# Bulk loading question



## Patrick (Aug 13, 2005)

Just got back in B&W after dipping into the D-SLR lifestyle for a bit.
I've been looking at some bulk rolls of film and was wondering just how many frames and/or rolls can you get from a 100' roll?

Thanks in advance


----------



## ferny (Aug 14, 2005)

ksmattfish said:
			
		

> ferny said:
> 
> 
> 
> ...


http://www.thephotoforum.com/forum/showthread.php?p=146384&highlight=bulk+loader#post146384

Strange what you remember sometimes, isn't it? 


Where is Matt?!?!?!


----------



## Hertz van Rental (Aug 14, 2005)

The standard 36 frame 35mm film is about 1.6 to 1.7 meters long.
100' is approximately 30m.
Therefore 100' will yield approximately 17 rolls of 36 exposure film.
The main drawback with bulk film is scratches occuring during loading.
Bulk film loaders are notorious for damaging film, and you can put scratches on it by running it through the cassette light trap too.
Buy the best quality bulk film loader you can afford and give everything a thorough clean before use.
Or you can roll the film by hand in total darkness - which is what I used to do.


----------



## Patrick (Aug 14, 2005)

ferny said:
			
		

> http://www.thephotoforum.com/forum/showthread.php?p=146384&highlight=bulk+loader#post146384
> 
> Strange what you remember sometimes, isn't it?
> 
> ...


 

Yea...and too bad it doesn't have anything to do with the actual question asked.


----------



## Patrick (Aug 14, 2005)

Thanks Hertz.

I have my eye on a Lloyd model http://www.bhphotovideo.com/bnh/controller/home?O=WishList.jsp&A=details&Q=&sku=31737&is=REG 
The Watson model 100 kinda looked cheap in the photo's.
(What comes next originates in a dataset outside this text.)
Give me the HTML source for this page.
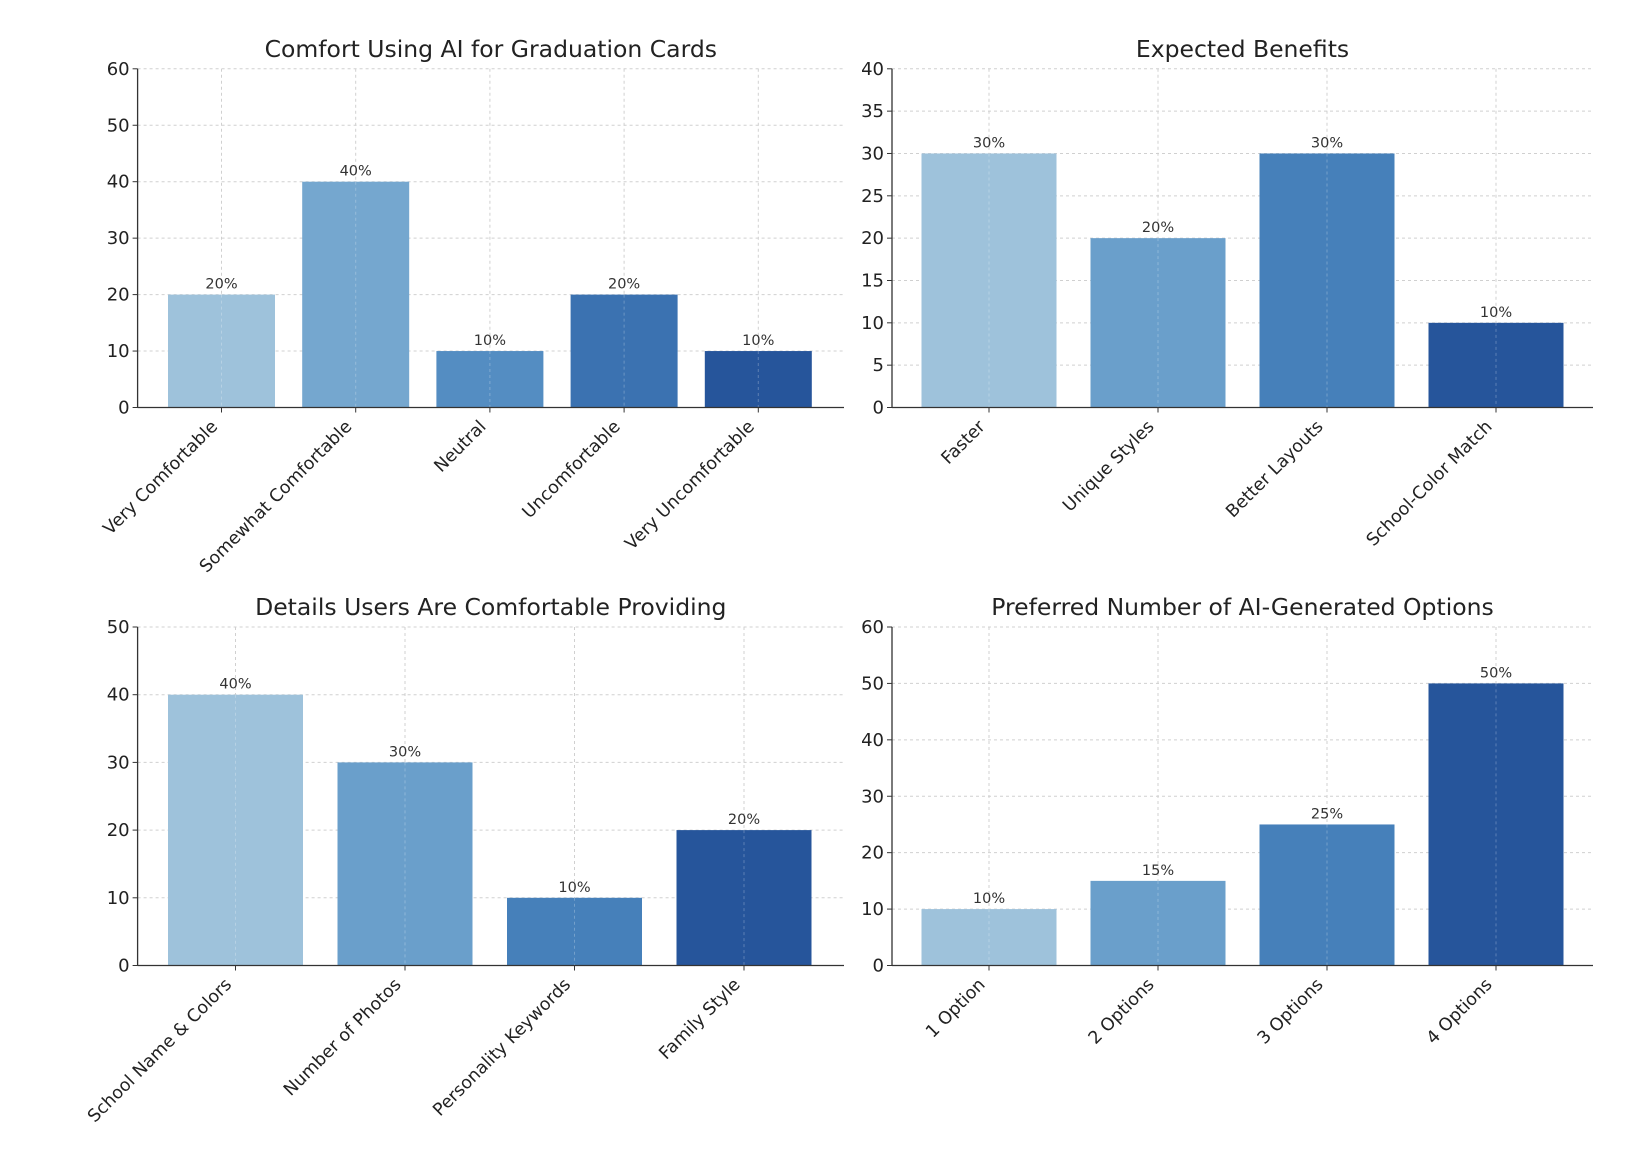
<!DOCTYPE html>
<html><head><meta charset="utf-8"><style>
body{margin:0;background:#fff;}
svg text{font-family:"DejaVu Sans","Liberation Sans",sans-serif;}
</style></head><body>
<svg id="c" width="1652" height="1160" xmlns="http://www.w3.org/2000/svg"></svg>
<script>
const cats1=["Very Comfortable","Somewhat Comfortable","Neutral","Uncomfortable","Very Uncomfortable"];
const vals1=[20,40,10,20,10];
const ticks1=[0,10,20,30,40,50,60];
const cats2=["Faster","Unique Styles","Better Layouts","School-Color Match"];
const vals2=[30,20,30,10];
const ticks2=[0,5,10,15,20,25,30,35,40];
const cats3=["School Name & Colors","Number of Photos","Personality Keywords","Family Style"];
const vals3=[40,30,10,20];
const ticks3=[0,10,20,30,40,50];
const cats4=["1 Option","2 Options","3 Options","4 Options"];
const vals4=[10,15,25,50];
const ticks4=[0,10,20,30,40,50,60];
const colors5=["#9ec2db","#75a7cf","#548dc2","#3b72b1","#26559b"];
const colors4=["#9ec2db","#6a9fcb","#4680ba","#26559b"];
const NS="http://www.w3.org/2000/svg";
const svg=document.getElementById('c');
function mk(tag,attrs,parent){const e=document.createElementNS(NS,tag);for(const k in attrs)e.setAttribute(k,attrs[k]);(parent||svg).appendChild(e);return e;}
function chart(cfg){
  const g=mk('g',{});
  
  
  const {x0,x1,y0,y1,cats,vals,ticks,colors,c0,step,bw}=cfg;
  const ymax=ticks[ticks.length-1];
  const Y=v=>y1-(v/ymax)*(y1-y0);
  const X=i=>c0+step*i;
  ticks.forEach(t=>{
    const l=mk('line',{x1:x0,x2:x1,y1:Y(t),y2:Y(t),stroke:'#d0d0d0','stroke-dasharray':'3,3','stroke-width':1},g);
    
    
  });
  cats.forEach((c,i)=>{
    const l=mk('line',{x1:X(i),x2:X(i),y1:y0,y2:y1,stroke:'#d0d0d0','stroke-dasharray':'3,3','stroke-width':1},g);
    
    
  });
  vals.forEach((v,i)=>{
    const r=mk('rect',{x:X(i)-bw/2,y:Y(v),width:bw,height:y1-Y(v),fill:colors[i]},g);
    
    
    const gl=mk('line',{x1:X(i),x2:X(i),y1:Y(v),y2:y1,stroke:'#ffffff','stroke-opacity':0.25,'stroke-dasharray':'3,3'},g);
    
    
    const t=mk('text',{x:X(i),y:Y(v)-6,'text-anchor':'middle','font-size':14.5,fill:'#333'},g);
    t.textContent=v+'%';
    
    
    const tk=mk('line',{x1:X(i),x2:X(i),y1:y1,y2:y1+5,stroke:'#333'},g);
    
    
    const xl=mk('text',{x:X(i)-3,y:y1+20,'text-anchor':'end','font-size':17.5,fill:'#222',transform:`rotate(-45 ${X(i)-3} ${y1+20})`},g);
    xl.textContent=cats[i];
    
    
  });
  ticks.forEach(t=>{
    const tk=mk('line',{x1:x0-5,x2:x0,y1:Y(t),y2:Y(t),stroke:'#333'},g);
    
    
    const tl=mk('text',{x:x0-8,y:Y(t)+6,'text-anchor':'end','font-size':18,fill:'#222'},g);
    tl.textContent=t;
    
    
  });
  const ax=mk('line',{x1:x0,x2:x0,y1:y0,y2:y1,stroke:'#333','stroke-width':1.3},g);
  
  
  const bx=mk('line',{x1:x0,x2:x1,y1:y1,y2:y1,stroke:'#333','stroke-width':1.3},g);
  
  
  const tt=mk('text',{x:(x0+x1)/2,y:y0-12,'text-anchor':'middle','font-size':23.5,fill:'#222'},g);
  tt.textContent=cfg.title;
  
  
}
chart({name:'comfort-chart',title:'Comfort Using AI for Graduation Cards',x0:137.6,x1:844,y0:68.8,y1:407.5,cats:cats1,vals:vals1,ticks:ticks1,colors:colors5,c0:221.5,step:134.2,bw:107});
chart({name:'benefits-chart',title:'Expected Benefits',x0:892,x1:1593,y0:68.8,y1:407.5,cats:cats2,vals:vals2,ticks:ticks2,colors:colors4,c0:989,step:169,bw:135});
chart({name:'details-chart',title:'Details Users Are Comfortable Providing',x0:137.6,x1:844,y0:627,y1:965.5,cats:cats3,vals:vals3,ticks:ticks3,colors:colors4,c0:235.5,step:169.5,bw:135});
chart({name:'options-chart',title:'Preferred Number of AI-Generated Options',x0:892,x1:1593,y0:627,y1:965.5,cats:cats4,vals:vals4,ticks:ticks4,colors:colors4,c0:989,step:169,bw:135});
</script>
</body></html>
wow 17 rolls....that sure does bring the cost down more than a bit from shooting rolls.


----------



## ferny (Aug 16, 2005)

Patrick said:
			
		

> Yea...and too bad it doesn't have anything to do with the actual question asked.
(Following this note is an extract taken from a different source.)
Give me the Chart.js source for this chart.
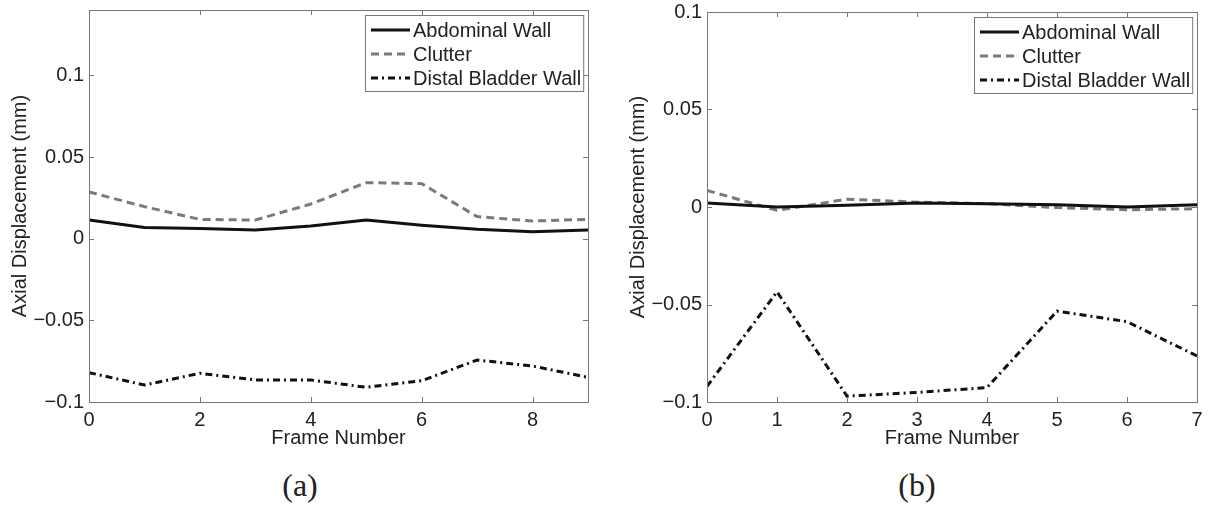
<!DOCTYPE html>
<html lang="en">
<head>
  <meta charset="UTF-8">
  <title>Axial Displacement vs Frame Number</title>
  <script src="https://cdn.jsdelivr.net/npm/chart.js"></script>
  <style>
    body {
      margin: 0;
      background: #fff;
    }

    .page {
      position: relative;
      width: 1220px;
      height: 510px;
      background: #fff;
      overflow: hidden;
    }

    .panel {
      position: absolute;
      top: 0;
      width: 610px;
      height: 460px;
    }

    .caption {
      position: absolute;
      top: 467px;
      width: 120px;
      text-align: center;
      font-family: "Liberation Serif", "Times New Roman", serif;
      font-size: 32px;
      line-height: 36px;
      color: #222;
    }
  </style>
</head>
<body>
  <div class="page">
    <div class="panel" style="left: 0;"><canvas id="chartA"></canvas></div>
    <div class="panel" style="left: 610px;"><canvas id="chartB"></canvas></div>
    <div class="caption" style="left: 240px;">(a)</div>
    <div class="caption" style="left: 857px;">(b)</div>
  </div>

  <script>
    // panel (a)
    const framesA = [0, 1, 2, 3, 4, 5, 6, 7, 8, 9];
    const abdominalA = [0.0114, 0.0069, 0.0063, 0.0053, 0.0078, 0.0114, 0.0082, 0.0057, 0.0043, 0.0053];
    const clutterA = [0.0286, 0.0196, 0.0118, 0.0114, 0.0212, 0.0343, 0.0337, 0.0135, 0.0108, 0.0118];
    const distalA = [-0.0820, -0.0896, -0.0824, -0.0865, -0.0865, -0.0910, -0.0870, -0.0743, -0.0780, -0.0849];
    const xTicksA = [0, 2, 4, 6, 8];
    const yTicksA = [-0.1, -0.05, 0, 0.05, 0.1];

    // panel (b)
    const framesB = [0, 1, 2, 3, 4, 5, 6, 7];
    const abdominalB = [0.0020, 0.0000, 0.0009, 0.0020, 0.0017, 0.0012, 0.0000, 0.0012];
    const clutterB = [0.0085, -0.0017, 0.0040, 0.0025, 0.0017, -0.0003, -0.0014, -0.0009];
    const distalB = [-0.0920, -0.0435, -0.0970, -0.0951, -0.0926, -0.0534, -0.0588, -0.0764];
    const xTicksB = [0, 1, 2, 3, 4, 5, 6, 7];
    const yTicksB = [-0.1, -0.05, 0, 0.05, 0.1];

    const seriesNames = ['Abdominal Wall', 'Clutter', 'Distal Bladder Wall'];

    Chart.defaults.font.family = '"Liberation Sans", Arial, sans-serif';
    Chart.defaults.font.size = 20;
    Chart.defaults.color = '#222';

    const frameColor = '#777';

    // box round the plot + matlab style inward tick marks
    const framePlugin = {
      id: 'framePlugin',
      afterDatasetsDraw(chart) {
        const ctx = chart.ctx;
        const { left, right, top, bottom } = chart.chartArea;
        ctx.save();
        ctx.strokeStyle = frameColor;
        ctx.lineWidth = 1;
        ctx.setLineDash([]);
        ctx.strokeRect(Math.round(left) + 0.5, Math.round(top) + 0.5, Math.round(right - left), Math.round(bottom - top));
        ctx.beginPath();
        chart.scales.x.ticks.forEach(t => {
          const px = Math.round(chart.scales.x.getPixelForValue(t.value)) + 0.5;
          ctx.moveTo(px, bottom); ctx.lineTo(px, bottom - 5);
          ctx.moveTo(px, top); ctx.lineTo(px, top + 5);
        });
        chart.scales.y.ticks.forEach(t => {
          const py = Math.round(chart.scales.y.getPixelForValue(t.value)) + 0.5;
          ctx.moveTo(left, py); ctx.lineTo(left + 5, py);
          ctx.moveTo(right, py); ctx.lineTo(right - 5, py);
        });
        ctx.stroke();
        ctx.restore();
      }
    };

    // legend box in the upper right corner of the plot
    const boxLegend = {
      id: 'boxLegend',
      afterDatasetsDraw(chart) {
        const ctx = chart.ctx;
        const area = chart.chartArea;
        const sets = chart.data.datasets;
        ctx.save();
        ctx.font = '20px "Liberation Sans", Arial, sans-serif';
        const textW = Math.max(...sets.map(d => ctx.measureText(d.label).width));
        const w = 48 + textW + 2;
        const h = 76;
        const x0 = Math.round(area.right - 5 - w);
        const y0 = Math.round(area.top + 5);
        ctx.fillStyle = '#fff';
        ctx.fillRect(x0, y0, w, h);
        ctx.strokeStyle = frameColor;
        ctx.lineWidth = 1;
        ctx.strokeRect(x0 + 0.5, y0 + 0.5, w, h);
        sets.forEach((d, i) => {
          const y = y0 + 15 + i * 24;
          ctx.beginPath();
          ctx.setLineDash(d.borderDash || []);
          ctx.strokeStyle = d.borderColor;
          ctx.lineWidth = d.borderWidth;
          ctx.moveTo(x0 + 6, y);
          ctx.lineTo(x0 + 45, y);
          ctx.stroke();
          ctx.setLineDash([]);
          ctx.fillStyle = '#222';
          ctx.textBaseline = 'middle';
          ctx.fillText(d.label, x0 + 48, y + 1);
        });
        ctx.restore();
      }
    };

    function fmt(v) {
      if (v === 0) return '0';
      const s = String(Math.round(v * 1000) / 1000);
      return s.replace('-', '\u2212');
    }

    function toPoints(xs, ys) {
      return xs.map((x, i) => ({ x: x, y: ys[i] }));
    }

    function makeChart(id, frames, abd, clu, dis, xTicks, yTicks, yMax, yAxisWidth, padRight, padTop, titlePad) {
      const ctx = document.getElementById(id).getContext('2d');
      return new Chart(ctx, {
        type: 'line',
        data: {
          datasets: [
            {
              label: seriesNames[0],
              data: toPoints(frames, abd),
              borderColor: '#111',
              borderWidth: 3,
              pointRadius: 0,
              tension: 0
            },
            {
              label: seriesNames[1],
              data: toPoints(frames, clu),
              borderColor: '#7a7a7a',
              borderWidth: 3,
              borderDash: [8, 5],
              pointRadius: 0,
              tension: 0
            },
            {
              label: seriesNames[2],
              data: toPoints(frames, dis),
              borderColor: '#111',
              borderWidth: 3,
              borderDash: [7, 4, 2, 4],
              pointRadius: 0,
              tension: 0
            }
          ]
        },
        options: {
          responsive: true,
          maintainAspectRatio: false,
          animation: false,
          layout: {
            padding: { left: 0, right: padRight, top: padTop, bottom: 0 }
          },
          plugins: {
            legend: { display: false },
            tooltip: { enabled: false }
          },
          scales: {
            x: {
              type: 'linear',
              min: frames[0],
              max: frames[frames.length - 1],
              afterBuildTicks: s => { s.ticks = xTicks.map(v => ({ value: v })); },
              afterFit: s => { s.height = 58; s.paddingRight = 0; },
              grid: { display: false, drawTicks: false },
              border: { display: false },
              ticks: { padding: 6, color: '#222', callback: v => fmt(v) },
              title: {
                display: true,
                text: 'Frame Number',
                color: '#222',
                padding: { top: 0, bottom: 10 }
              }
            },
            y: {
              min: -0.1,
              max: yMax,
              afterBuildTicks: s => { s.ticks = yTicks.map(v => ({ value: v })); },
              afterFit: s => { s.width = yAxisWidth; s.paddingTop = 0; s.paddingBottom = 0; },
              grid: { display: false, drawTicks: false },
              border: { display: false },
              ticks: { padding: 5, color: '#222', callback: v => fmt(v) },
              title: {
                display: true,
                text: 'Axial Displacement (mm)',
                color: '#222',
                padding: { top: titlePad, bottom: 0 }
              }
            }
          }
        },
        plugins: [framePlugin, boxLegend]
      });
    }

    makeChart('chartA', framesA, abdominalA, clutterA, distalA, xTicksA, yTicksA, 0.14, 89, 22, 10, 8);
    makeChart('chartB', framesB, abdominalB, clutterB, distalB, xTicksB, yTicksB, 0.1, 97, 23, 12, 16);
  </script>
</body>
</html>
Yeah, I noticed that after I posted it. 
Still, at least now you know how many you can fit into a cartridge now. Oh, go on, tell me you already knew.


----------



## ksmattfish (Aug 16, 2005)

I've got 4 Lloyd's bulk loaders, and have been scratch free for miles of bulk loaded film.  I've always had great results, so I have never tried another brand.  Mr. Lloyd used to make them in his garage, but he died in the 1990s, and his widow sold the manufacturing gear, patents, etc... to some bigger photo supply company (I can't remember who).  Hopefully they are still making them with the same attention to quality that Mr. Lloyd did.
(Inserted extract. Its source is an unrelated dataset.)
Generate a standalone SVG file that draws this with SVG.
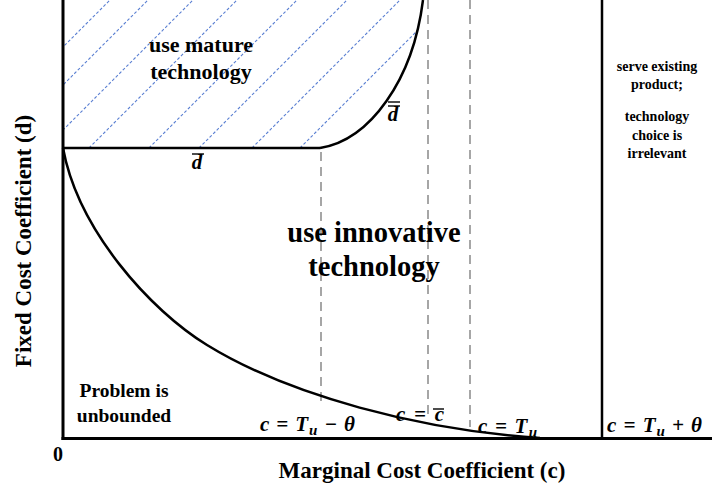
<svg xmlns="http://www.w3.org/2000/svg" width="712" height="490" viewBox="0 0 712 490">
  <style>
    .lbl { font-family: "Liberation Serif", "Times New Roman", serif; font-weight: bold; fill: #000; }
    .math { font-family: "Liberation Serif", "Times New Roman", serif; font-weight: bold; font-style: italic; fill: #000; }
    .axis { stroke: #000; stroke-width: 3; fill: none; }
    .curve { stroke: #000; stroke-width: 2.5; fill: none; }
    .guide { stroke: #a6a6a6; stroke-width: 2; stroke-dasharray: 9 6; fill: none; }
    .hatch { stroke: #5a7fd2; stroke-width: 1.1; stroke-dasharray: 3 2; fill: none; }
    .bar { stroke: #000; stroke-width: 1.4; }
  </style>
  <defs>
    <clipPath id="matureClip">
      <path d="M63,0 L423,0 C413,80 370,140 320,148 L63,148 Z"/>
    </clipPath>
  </defs>

  <rect width="712" height="490" fill="#fff"/>

  <!-- hatched region: use mature technology -->
  <g id="mature-region">
    <g clip-path="url(#matureClip)">
      <line class="hatch" x1="-38" y1="148" x2="110" y2="0"/>
      <line class="hatch" x1="0" y1="148" x2="148" y2="0"/>
      <line class="hatch" x1="45" y1="148" x2="193" y2="0"/>
      <line class="hatch" x1="89" y1="148" x2="237" y2="0"/>
      <line class="hatch" x1="149" y1="148" x2="297" y2="0"/>
      <line class="hatch" x1="199" y1="148" x2="347" y2="0"/>
      <line class="hatch" x1="252" y1="148" x2="400" y2="0"/>
      <line class="hatch" x1="300" y1="148" x2="448" y2="0"/>
      <line class="hatch" x1="352" y1="148" x2="500" y2="0"/>
    </g>
    <text class="lbl" font-size="22" x="201" y="52" text-anchor="middle">use mature</text>
    <text class="lbl" font-size="22" x="201" y="79" text-anchor="middle">technology</text>
  </g>

  <!-- guides and boundary curves -->
  <g id="connectors">
    <line class="guide" x1="321" y1="152" x2="321" y2="402"/>
    <line class="guide" x1="428" y1="0" x2="428" y2="417"/>
    <line class="guide" x1="470" y1="0" x2="470" y2="427"/>

    <line class="curve" x1="63" y1="148" x2="320" y2="148"/>
    <path class="curve" d="M320,148 C370,140 413,80 423,0"/>
    <path class="curve" d="M63,148 C78,230 150,310 207,345 C290,396 420,430 540,438"/>
    <line class="curve" x1="602" y1="0" x2="602" y2="438"/>

    <line class="axis" x1="63" y1="0" x2="63" y2="440"/>
    <line class="axis" x1="61.5" y1="438.5" x2="712" y2="438.5"/>
  </g>

  <!-- boundary labels -->
  <g id="dbar-label">
    <text class="math" font-size="21" x="197" y="169" text-anchor="middle">d</text>
    <line class="bar" x1="192" y1="154" x2="204" y2="154"/>
  </g>
  <g id="dbarbar-label">
    <text class="math" font-size="21" x="393" y="121" text-anchor="middle">d</text>
    <line class="bar" x1="388" y1="102" x2="400" y2="102"/>
    <line class="bar" x1="388" y1="106" x2="400" y2="106"/>
  </g>

  <g id="innovative-region">
    <text class="lbl" font-size="28.5" x="374" y="242" text-anchor="middle">use innovative</text>
    <text class="lbl" font-size="28.5" x="374" y="276" text-anchor="middle">technology</text>
  </g>

  <g id="existing-region">
    <text class="lbl" font-size="14" x="657" y="71" text-anchor="middle">serve existing</text>
    <text class="lbl" font-size="14" x="657" y="89" text-anchor="middle">product;</text>
    <text class="lbl" font-size="14" x="657" y="121" text-anchor="middle">technology</text>
    <text class="lbl" font-size="14" x="657" y="140" text-anchor="middle">choice is</text>
    <text class="lbl" font-size="14" x="657" y="158" text-anchor="middle">irrelevant</text>
  </g>

  <g id="unbounded-region">
    <text class="lbl" font-size="19.5" x="124" y="397" text-anchor="middle">Problem is</text>
    <text class="lbl" font-size="19.5" x="124" y="422" text-anchor="middle">unbounded</text>
  </g>

  <!-- threshold labels on the c axis -->
  <g id="c-Tu-minus-theta">
    <text class="math" font-size="21" x="260" y="431" textLength="95" lengthAdjust="spacing">c = T<tspan font-size="15" dy="4">u</tspan><tspan dy="-4"> − θ</tspan></text>
  </g>
  <g id="c-cbar">
    <text class="math" font-size="21" x="396" y="421" textLength="48" lengthAdjust="spacing">c = c</text>
    <line class="bar" x1="433" y1="409" x2="444" y2="409"/>
  </g>
  <g id="c-Tu">
    <text class="math" font-size="21" x="478" y="433" textLength="59" lengthAdjust="spacing">c = T<tspan font-size="15" dy="4">u</tspan></text>
  </g>
  <g id="c-Tu-plus-theta">
    <text class="math" font-size="21" x="607" y="432" textLength="95" lengthAdjust="spacing">c = T<tspan font-size="15" dy="4">u</tspan><tspan dy="-4"> + θ</tspan></text>
  </g>

  <!-- axis titles -->
  <g id="axis-titles">
    <text class="lbl" font-size="20" x="58" y="461" text-anchor="middle">0</text>
    <text class="lbl" font-size="23" x="422" y="478" text-anchor="middle">Marginal Cost Coefficient (c)</text>
    <text class="lbl" font-size="23" text-anchor="middle" transform="translate(31,241) rotate(-90)">Fixed Cost Coefficient (d)</text>
  </g>
</svg>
If you are going to shoot a lot of film, bulk loading will pay off the loader pretty quickly.  When shooting bulk loaded film always reshoot the last frame at the end of a  roll, because it will be probably be light struck from the loading process.  Also tape the cassettes together to insure that they don't pop apart.  When brand new the cassettes are pretty reliable, but after you've pried the ends off a few times they can get loose.


----------



## Patrick (Aug 16, 2005)

ferny said:
			
		

> Yeah, I noticed that after I posted it.
> Still, at least now you know how many you can fit into a cartridge now. Oh, go on, tell me you already knew.


 
sorry if I sounded like a smart@#! wasn't my intent


----------



## Patrick (Aug 16, 2005)

ksmattfish said:
			
		

> I've got 4 Lloyd's bulk loaders, and have been scratch free for miles of bulk loaded film. I've always had great results, so I have never tried another brand. Mr. Lloyd used to make them in his garage, but he died in the 1990s, and his widow sold the manufacturing gear, patents, etc... to some bigger photo supply company (I can't remember who). Hopefully they are still making them with the same attention to quality that Mr. Lloyd did.
> 
> If you are going to shoot a lot of film, bulk loading will pay off the loader pretty quickly. When shooting bulk loaded film always reshoot the last frame at the end of a roll, because it will be probably be light struck from the loading process. Also tape the cassettes together to insure that they don't pop apart. When brand new the cassettes are pretty reliable, but after you've pried the ends off a few times they can get loose.


 
Good to know Thanks!  For the price diff. I may give the Lloyd's a try.


----------